Here is the this week’s data:

  • Forward 4-quarter SP 500 earnings estimate: $132.91 down slightly from last week’s $132.93
  • P.E ratio: 17.3(x)
  • PEG ratio: 2.16(x)
  • SP 500 earnings yield: 5.79% down from last week’s 5.85%
  • Year-over-year growth rate of the forward estimate: +8%, up from last week’s +6.75%.

Here is the trend in the y/y growth rate of the SP 500 forward estimate, a statistic all but ignored by the mainstream financial media:

  • 1/27/17: +8% ($132.91)
  • 12/30/16: +5.03% ($128.57)
  • 11/25/16: +4.03% ($128.56)
  • 10/28/16: +3.74% ($128.97)
  • 9/30/16: -1.18% ($125.09)

This blog has been tracking the forward estimate and its year-over-year growth rate since the year 2000. We’ve just finished a 24-month period from late 2014 to late 2016, where the y/y growth rate fell from the 9% range, to a low of -3% in early 2016, all due to the Energy sector drag.

Personally I’d love to see y/t growth rate in the forward estimate of 10% – that will be the highest “expected” growth rate in a very long time.
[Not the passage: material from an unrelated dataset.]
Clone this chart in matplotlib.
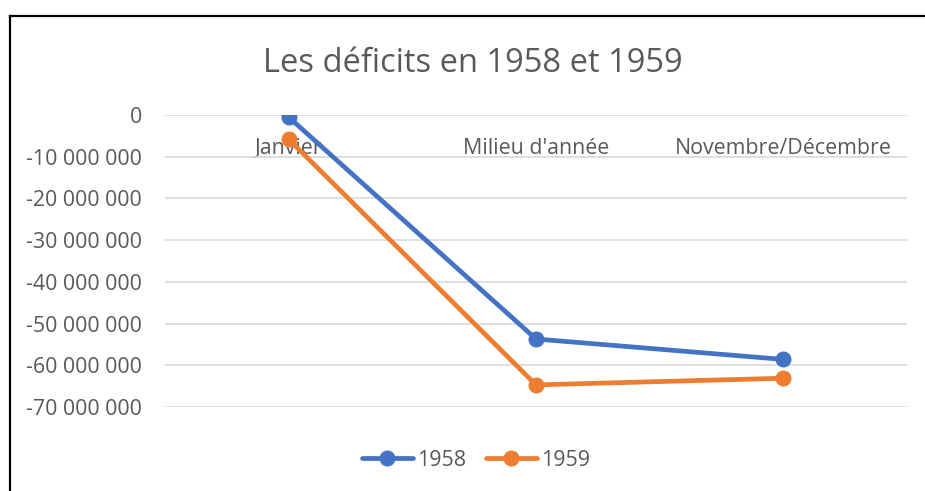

The last time the SP 500 earnings grew 15%, was 2011, a year when the SP 500 suffered a 20% correction from May, 2011 through early October, 2011.

What is truly interesting about the data is that – even prior to the US Presidential election – the SP 500 forward earnings estimate was starting to rise rapidly.

There are several earnings-related articles in the pipeline, but year-end client lunches, dinners, meetings, etc. have kept the calendar full and the writing to a minimum.

Look for another article tomorrow.

Thanks for reading…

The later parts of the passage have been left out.